INFORMATION SHOWN:
____

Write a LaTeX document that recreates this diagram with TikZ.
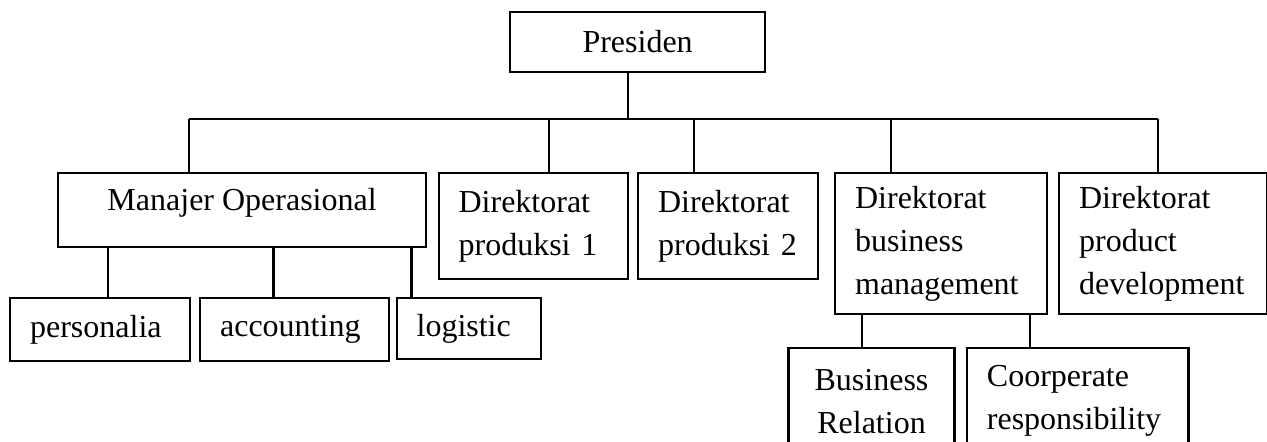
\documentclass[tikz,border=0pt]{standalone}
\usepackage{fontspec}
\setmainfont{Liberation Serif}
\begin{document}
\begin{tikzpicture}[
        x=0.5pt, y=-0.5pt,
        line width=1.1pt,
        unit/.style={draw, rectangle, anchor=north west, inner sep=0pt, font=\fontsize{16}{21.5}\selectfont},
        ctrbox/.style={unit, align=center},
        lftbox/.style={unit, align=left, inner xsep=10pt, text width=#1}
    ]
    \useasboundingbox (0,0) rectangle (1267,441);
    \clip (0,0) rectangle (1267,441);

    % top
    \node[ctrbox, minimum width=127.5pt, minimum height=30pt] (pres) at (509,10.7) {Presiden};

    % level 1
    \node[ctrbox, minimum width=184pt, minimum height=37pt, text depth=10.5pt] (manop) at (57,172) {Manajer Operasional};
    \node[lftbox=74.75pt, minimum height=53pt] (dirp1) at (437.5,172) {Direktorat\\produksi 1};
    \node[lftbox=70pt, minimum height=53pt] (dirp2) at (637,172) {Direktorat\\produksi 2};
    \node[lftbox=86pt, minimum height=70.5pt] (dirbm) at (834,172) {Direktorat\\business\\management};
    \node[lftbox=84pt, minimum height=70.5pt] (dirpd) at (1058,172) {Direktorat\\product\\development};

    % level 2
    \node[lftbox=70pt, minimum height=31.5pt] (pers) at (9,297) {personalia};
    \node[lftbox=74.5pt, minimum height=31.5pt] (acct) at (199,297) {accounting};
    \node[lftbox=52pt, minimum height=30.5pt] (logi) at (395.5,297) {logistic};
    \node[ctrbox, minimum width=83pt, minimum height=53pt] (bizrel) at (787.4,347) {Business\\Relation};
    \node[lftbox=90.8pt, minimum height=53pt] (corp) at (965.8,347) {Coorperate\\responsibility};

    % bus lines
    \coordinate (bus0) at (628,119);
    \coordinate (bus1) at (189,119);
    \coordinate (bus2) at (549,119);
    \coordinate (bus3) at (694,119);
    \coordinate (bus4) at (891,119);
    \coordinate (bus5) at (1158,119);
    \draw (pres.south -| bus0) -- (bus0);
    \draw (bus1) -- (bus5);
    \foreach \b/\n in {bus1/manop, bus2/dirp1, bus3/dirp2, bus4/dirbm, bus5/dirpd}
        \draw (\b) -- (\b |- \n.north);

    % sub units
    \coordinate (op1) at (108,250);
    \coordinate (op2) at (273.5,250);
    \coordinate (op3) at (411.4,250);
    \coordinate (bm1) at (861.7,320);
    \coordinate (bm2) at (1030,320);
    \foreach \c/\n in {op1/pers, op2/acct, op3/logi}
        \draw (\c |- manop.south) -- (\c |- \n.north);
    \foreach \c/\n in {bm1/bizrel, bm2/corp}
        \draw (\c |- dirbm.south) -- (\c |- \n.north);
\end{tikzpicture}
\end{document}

____

Go through the listing above and quote it exactly, apart from its images.

EXERCISE RESULT:
Write a LaTeX document that recreates this diagram with TikZ.
\documentclass[tikz,border=0pt]{standalone}
\usepackage{fontspec}
\setmainfont{Liberation Serif}
\begin{document}
\begin{tikzpicture}[
        x=0.5pt, y=-0.5pt,
        line width=1.1pt,
        unit/.style={draw, rectangle, anchor=north west, inner sep=0pt, font=\fontsize{16}{21.5}\selectfont},
        ctrbox/.style={unit, align=center},
        lftbox/.style={unit, align=left, inner xsep=10pt, text width=#1}
    ]
    \useasboundingbox (0,0) rectangle (1267,441);
    \clip (0,0) rectangle (1267,441);

    % top
    \node[ctrbox, minimum width=127.5pt, minimum height=30pt] (pres) at (509,10.7) {Presiden};

    % level 1
    \node[ctrbox, minimum width=184pt, minimum height=37pt, text depth=10.5pt] (manop) at (57,172) {Manajer Operasional};
    \node[lftbox=74.75pt, minimum height=53pt] (dirp1) at (437.5,172) {Direktorat\\produksi 1};
    \node[lftbox=70pt, minimum height=53pt] (dirp2) at (637,172) {Direktorat\\produksi 2};
    \node[lftbox=86pt, minimum height=70.5pt] (dirbm) at (834,172) {Direktorat\\business\\management};
    \node[lftbox=84pt, minimum height=70.5pt] (dirpd) at (1058,172) {Direktorat\\product\\development};

    % level 2
    \node[lftbox=70pt, minimum height=31.5pt] (pers) at (9,297) {personalia};
    \node[lftbox=74.5pt, minimum height=31.5pt] (acct) at (199,297) {accounting};
    \node[lftbox=52pt, minimum height=30.5pt] (logi) at (395.5,297) {logistic};
    \node[ctrbox, minimum width=83pt, minimum height=53pt] (bizrel) at (787.4,347) {Business\\Relation};
    \node[lftbox=90.8pt, minimum height=53pt] (corp) at (965.8,347) {Coorperate\\responsibility};

    % bus lines
    \coordinate (bus0) at (628,119);
    \coordinate (bus1) at (189,119);
    \coordinate (bus2) at (549,119);
    \coordinate (bus3) at (694,119);
    \coordinate (bus4) at (891,119);
    \coordinate (bus5) at (1158,119);
    \draw (pres.south -| bus0) -- (bus0);
    \draw (bus1) -- (bus5);
    \foreach \b/\n in {bus1/manop, bus2/dirp1, bus3/dirp2, bus4/dirbm, bus5/dirpd}
        \draw (\b) -- (\b |- \n.north);

    % sub units
    \coordinate (op1) at (108,250);
    \coordinate (op2) at (273.5,250);
    \coordinate (op3) at (411.4,250);
    \coordinate (bm1) at (861.7,320);
    \coordinate (bm2) at (1030,320);
    \foreach \c/\n in {op1/pers, op2/acct, op3/logi}
        \draw (\c |- manop.south) -- (\c |- \n.north);
    \foreach \c/\n in {bm1/bizrel, bm2/corp}
        \draw (\c |- dirbm.south) -- (\c |- \n.north);
\end{tikzpicture}
\end{document}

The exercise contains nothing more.